Je suis sociologiquement prédisposé à aimer Desproges : mes parents écoutent France Inter.
Par ailleurs, j'aime lire, j'ai remarqué au bout d'une douzaine d'années que quelque chose ne tournait pas rond dans la vie, et je suis né trop tard pour regretter que Desproges partît trop tôt.
Soit quatre choses qui m'ont fait lire (et écouter) et relire les "Chroniques de la haine ordinaire".

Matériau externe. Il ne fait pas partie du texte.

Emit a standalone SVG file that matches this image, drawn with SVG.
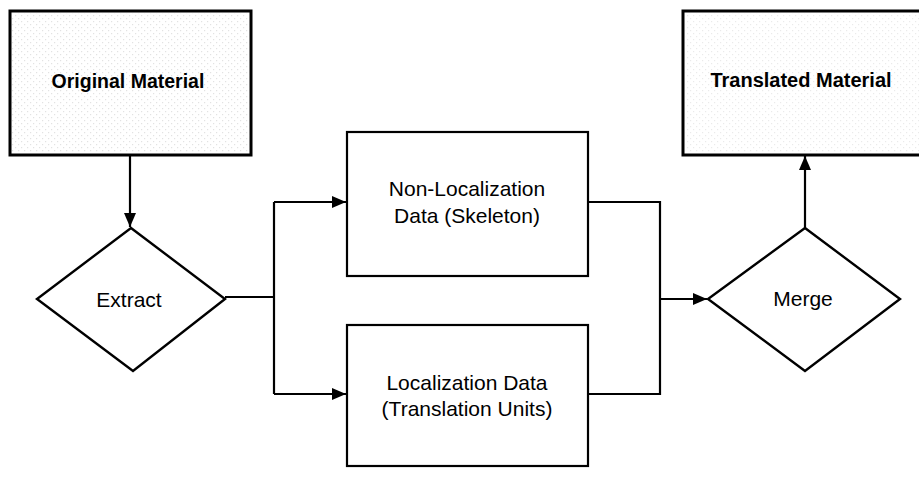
<svg xmlns="http://www.w3.org/2000/svg" width="919" height="479" viewBox="0 0 919 479">
  <style>
    .box { fill: #ffffff; stroke: #000000; stroke-width: 2.2; }
    .mat { stroke-width: 3; }
    .dia { fill: #ffffff; stroke: #000000; stroke-width: 2.4; stroke-linejoin: miter; }
    .lbl { font-family: "Liberation Sans", Arial, sans-serif; font-size: 21px; fill: #000000; text-anchor: middle; dominant-baseline: central; }
    .bold { font-weight: bold; font-size: 19.5px; }
    .wire { fill: none; stroke: #000000; stroke-width: 2.2; }
  </style>
  <defs>
    <marker id="arrow" markerWidth="14" markerHeight="12" refX="14" refY="6" orient="auto" markerUnits="userSpaceOnUse">
      <path d="M0,0 L14,6 L0,12 Z" fill="#000000"/>
    </marker>
    <!-- stipple texture used inside the material boxes -->
    <pattern id="stipple" width="6" height="6" patternUnits="userSpaceOnUse">
      <rect x="0" y="0" width="1.2" height="1.2" fill="#8a8a8a"/>
      <rect x="3" y="3" width="1.2" height="1.2" fill="#8a8a8a"/>
    </pattern>
  </defs>

  <rect width="919" height="479" fill="#ffffff"/>

  <g id="original-material">
    <rect class="box mat" x="10" y="11" width="241" height="144"/>
    <rect x="12" y="13" width="237" height="140" fill="url(#stipple)" opacity="0.25"/>
    <text class="lbl bold" x="128" y="81">Original Material</text>
  </g>

  <g id="translated-material">
    <rect class="box mat" x="683" y="11" width="240" height="144"/>
    <rect x="685" y="13" width="234" height="140" fill="url(#stipple)" opacity="0.18"/>
    <text class="lbl bold" x="801" y="80" style="font-size:20px">Translated Material</text>
  </g>

  <g id="extract">
    <polygon class="dia" points="131,228 225,299 133,371 37,299"/>
    <text class="lbl" x="129" y="299">Extract</text>
  </g>

  <g id="merge">
    <polygon class="dia" points="805,228 900,299 805,371 708,299"/>
    <text class="lbl" x="803" y="298">Merge</text>
  </g>

  <g id="skeleton">
    <rect class="box" x="347" y="132" width="241" height="144"/>
    <text class="lbl" x="467" y="188">Non-Localization</text>
    <text class="lbl" x="467" y="215">Data (Skeleton)</text>
  </g>

  <g id="translation-units">
    <rect class="box" x="347" y="325" width="241" height="141"/>
    <text class="lbl" x="467" y="382">Localization Data</text>
    <text class="lbl" x="467" y="408">(Translation Units)</text>
  </g>

  <g id="connectors">
    <path class="wire" d="M130,155 V227" marker-end="url(#arrow)"/>
    <path class="wire" d="M225,297 H274"/>
    <path class="wire" d="M274,202 V394"/>
    <path class="wire" d="M274,202 H346" marker-end="url(#arrow)"/>
    <path class="wire" d="M274,394 H346" marker-end="url(#arrow)"/>
    <path class="wire" d="M588,202 H660 V394 H588"/>
    <path class="wire" d="M660,299 H707" marker-end="url(#arrow)"/>
    <path class="wire" d="M805,228 V156" marker-end="url(#arrow)"/>
  </g>
</svg>
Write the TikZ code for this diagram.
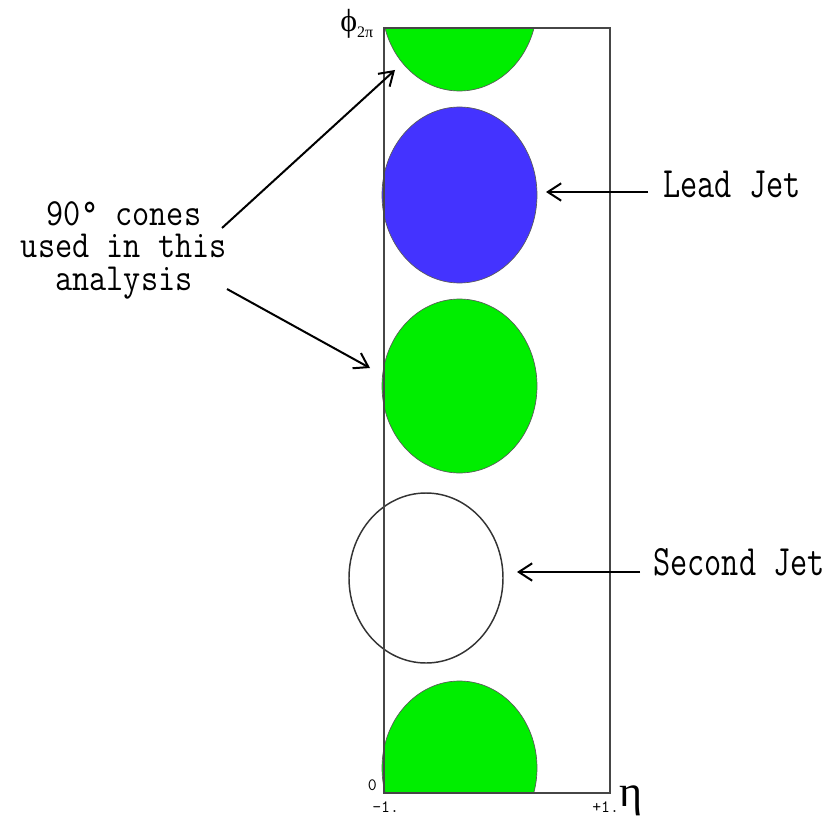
\documentclass[tikz,border=0pt]{standalone}
\usepackage{fontspec}
\usepackage{graphicx}
\usetikzlibrary{arrows.meta}

\newfontfamily\greekserif{Liberation Serif}

\definecolor{conegreen}{RGB}{0,238,0}
\definecolor{coneblue}{RGB}{68,51,255}
\definecolor{framegrey}{RGB}{70,70,70}

% tall, narrow typewriter lettering for the annotations
\newcommand\tallmono[1]{\scalebox{1}[1.3]{#1}}
% centred block of lines with a fixed baseline pitch, stretched upwards
\newcommand\stackmono[1]{\scalebox{1}[1.15]{\vbox{\baselineskip=20.9pt\lineskiplimit=-100pt
  \halign{\hfil##\hfil\cr #1\cr}}}}

\begin{document}
\begin{tikzpicture}[x=0.75pt,y=-0.75pt,
  note/.style={font=\fontsize{25}{30}\selectfont\ttfamily, inner sep=0pt},
  tick/.style={font=\fontsize{13}{15}\selectfont\ttfamily, inner sep=0pt},
  axisname/.style={inner sep=0pt},
  cone/.style={draw=black!65, line width=0.5pt},
  pointer/.style={-{Straight Barb[length=10pt,width=13pt]}, line width=1.5pt},
  frameline/.style={draw=framegrey, line width=1.1pt}]

\useasboundingbox (0,0) rectangle (836,817);

% cones in the eta-phi plane
\fill[coneblue, cone] (459.5,195) ellipse [x radius=77.5, y radius=88];
\fill[conegreen, cone] (459.5,386) ellipse [x radius=77.5, y radius=87];
\begin{scope}
  \clip (300,28) rectangle (700,793);
  \fill[conegreen, cone] (459.5,4) ellipse [x radius=77.5, y radius=87];
  \fill[conegreen, cone] (459.5,768) ellipse [x radius=77.5, y radius=87];
\end{scope}
\draw[draw=black!80, line width=1.1pt] (426,578) ellipse [x radius=77, y radius=85];

% eta-phi frame
\draw[frameline] (384,28) rectangle (610,793);

% axis labels
\node[axisname, anchor=base west] (phi) at (340,32)
  {\greekserif\fontsize{24}{26}\selectfont ϕ\raisebox{-4pt}{\fontsize{12}{14}\selectfont 2π}};
\node[axisname, anchor=base west] (eta) at (619,806) {\greekserif\fontsize{33}{35}\selectfont η};
\node[tick, anchor=base east] (zero) at (377,790) {0};
\node[tick, anchor=base west] (etamin) at (372,812) {-1.};
\node[tick, anchor=base west] (etamax) at (592,812) {+1.};

% annotations
\node[note, anchor=base] (cones) at (124,290)
  {\stackmono{90° cones\cr used in this\cr analysis}};
\node[note, anchor=base west] (lead) at (663,197) {\tallmono{Lead Jet}};
\node[note, anchor=base west] (second) at (653,575) {\tallmono{Second Jet}};

% arrows
\coordinate (upstart) at (222,228);
\coordinate (uptip) at (395,70);
\coordinate (downstart) at (227,289);
\coordinate (downtip) at (370,368);
\coordinate (leadstart) at (648,192);
\coordinate (leadtip) at (546,192);
\coordinate (secondstart) at (640,572);
\coordinate (secondtip) at (517,572);

\draw[pointer] (upstart) -- (uptip);
\draw[pointer] (downstart) -- (downtip);
\draw[pointer] (leadstart) -- (leadtip);
\draw[pointer] (secondstart) -- (secondtip);

\end{tikzpicture}
\end{document}
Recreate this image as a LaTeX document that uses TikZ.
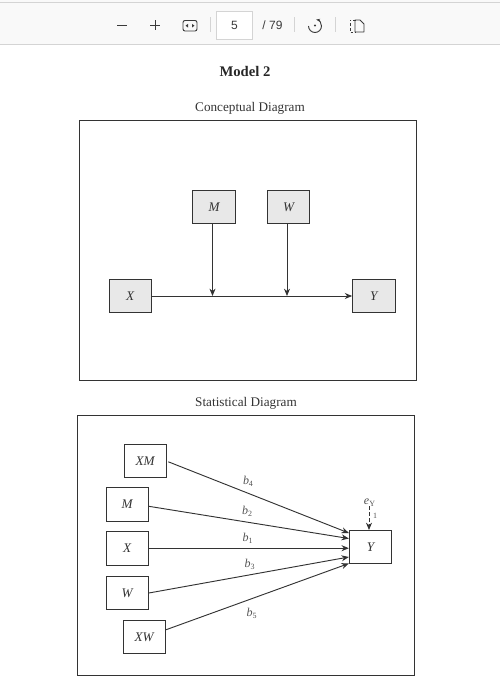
\documentclass[tikz,border=0pt]{standalone}
\usepackage{fontspec}
\setmainfont{Liberation Serif}
\newfontfamily\uifont{Liberation Sans}
\usetikzlibrary{arrows.meta, calc}
\definecolor{barbg}{HTML}{F9F9F9}
\definecolor{barline}{HTML}{D4D4D4}
\definecolor{barink}{HTML}{3A3A3A}
\definecolor{boxgrey}{HTML}{E8E8E8}
\definecolor{boxink}{HTML}{333333}
\newcommand{\subvar}[2]{\textit{#1}\raisebox{-0.25ex}{\fontsize{6pt}{7pt}\selectfont #2}}
\begin{document}
\begin{tikzpicture}[x=0.75pt, y=-0.75pt, font=\fontsize{9.9pt}{12pt}\selectfont,
    var/.style={rectangle, draw=boxink, line width=0.7pt, minimum width=31.8pt,
                minimum height=25.2pt, inner sep=0pt, text=boxink,
                font=\fontsize{9.9pt}{12pt}\selectfont\itshape},
    cvar/.style={var, fill=boxgrey},
    frame/.style={rectangle, draw=boxink, line width=0.6pt, minimum width=252.8pt,
                  minimum height=195pt, inner sep=0pt},
    path/.style={-{Stealth[length=5.5pt, width=4.5pt]}, boxink, line width=0.7pt},
    coef/.style={inner sep=0pt, text=boxink!85, font=\fontsize{9pt}{11pt}\selectfont},
    tool/.style={barink, line width=0.7pt}]
  \useasboundingbox (0,0) rectangle (500,687);
  % viewer toolbar
  \fill[barbg] (0,0) rectangle (500,44);
  \draw[barline, line width=0.6pt] (0,44) -- (500,44);
  \draw[barline, line width=0.6pt] (0,2.5) -- (500,2.5);
  \draw[tool] (117,25) -- (127,25);
  \draw[tool] (150,25) -- (160,25) (155,20) -- (155,30);
  \draw[tool, rounded corners=1.5pt] (183,20.5) rectangle (197,31);
  \foreach \tipx/\tipd in {185.5/1, 194.5/-1}
    \fill[barink] (\tipx,25.7) -- ++(2.5*\tipd,-1.8) -- ++(0,3.6) -- cycle;
  \foreach \sepx in {210.5, 294, 335.5}
    \draw[barline, line width=0.6pt] (\sepx,17) -- (\sepx,32);
  \node[draw=barline, fill=white, line width=0.6pt, minimum width=27.5pt, minimum height=21.5pt,
        inner sep=0pt, font=\uifont\fontsize{9pt}{10pt}\selectfont, text=barink] (pagebox) at (234.5,25.5) {5};
  \node[font=\uifont\fontsize{9pt}{10pt}\selectfont, text=barink, inner sep=0pt] (pagetotal) at (272.5,25.5) {/ 79};
  \draw[tool, -{Stealth[length=3pt]}] (308.5,26) arc[start angle=180, end angle=-80, radius=6.5];
  \fill[barink] (315,25.5) circle[radius=1.2];
  \draw[tool, dash pattern=on 2pt off 1.5pt] (356,20) -- (350,20) -- (350,32) -- (356,32);
  \draw[tool, line join=round] (355,20) -- (360,20) -- (364,24) -- (364,32) -- (355,32) -- cycle;
  % titles
  \node[font=\fontsize{11pt}{13pt}\selectfont\bfseries, text=black!85] (title) at (245,71) {Model 2};
  \node[text=boxink] (conceptlabel) at (250,108) {Conceptual Diagram};
  \node[text=boxink] (statlabel) at (246,403) {Statistical Diagram};
  % conceptual diagram
  \node[frame] (conceptframe) at (247.5,250.5) {};
  \node[cvar] (cM) at (214,207) {M};
  \node[cvar] (cW) at (288.7,207) {W};
  \node[cvar] (cX) at (130.2,296) {X};
  \node[cvar] (cY) at (373.8,296) {Y};
  \draw[path] (cX) -- (cY);
  \coordinate (jM) at (212.5,296);
  \coordinate (jW) at (287,296);
  \draw[path] (jM |- cM.south) -- (jM);
  \draw[path] (jW |- cW.south) -- (jW);
  % statistical diagram
  \node[frame] (statframe) at (246,545) {};
  \foreach \nm/\lbl/\xx/\yy in {sXM/XM/145.2/460.8, sM/M/127.2/504.3, sX/X/127.2/548.2,
                                sW/W/127.2/593, sXW/XW/144.2/636.8}
    \node[var] (\nm) at (\xx,\yy) {\lbl};
  \node[var] (sY) at (370.5,547) {Y};
  \draw[path] ($(sXM.east)+(1.5,1)$) -- ($(sY.west)+(0,-14)$);
  \draw[path] ($(sM.east)+(0,2)$) -- ($(sY.west)+(0,-8.5)$);
  \draw[path] (sX.east) -- (sX.east -| sY.west);
  \draw[path] (sW.east) -- ($(sY.west)+(0,10)$);
  \draw[path] ($(sXW.east)+(0,-7)$) -- ($(sY.west)+(0,16.5)$);
  \foreach \nm/\idx/\xx/\yy in {b4/4/248/481.5, b2/2/247/511.5, b1/1/247.5/538.5,
                                b3/3/249.5/564.5, b5/5/251.5/613.5}
    \node[coef] (\nm) at (\xx,\yy) {\subvar{b}{\idx}};
  \node[coef] (ey) at (369.5,502.5) {\subvar{e}{Y}};
  \node[coef, font=\fontsize{6pt}{7pt}\selectfont] (one) at (375,516) {1};
  \coordinate (eyin) at (369,530);
  \draw[path, dash pattern=on 2.5pt off 2pt] (eyin |- ey.south) -- (eyin);
\end{tikzpicture}
\end{document}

J'y ai appris qu'un texte peut être beau, et que la littérature commence précisément par le choix de tel mot plutôt que tel autre. J'ai découvert que l'implicite peut être bien plus meurtrier que l'explicite. J'ai réfléchi à ce qu'est la vraie vulgarité : pas dire "bite" ou "couille", mais porter une montre d'une certaine façon, par exemple. Je me suis fait un peu de culture générale, certes parfois datée : ces fameuses allusions à une actualité qui n'en est plus et qui montrent surtout que la bêtise, la vulgarité, la bassesse et le cynisme n'ont pas d'époque.
À propos de cynisme, il faut en distinguer deux chez Desproges : celui, apparent, qu'il manie ; et celui, ambiant, qu'il dénonce. On ne peut pas en dire autant de tous les humoristes.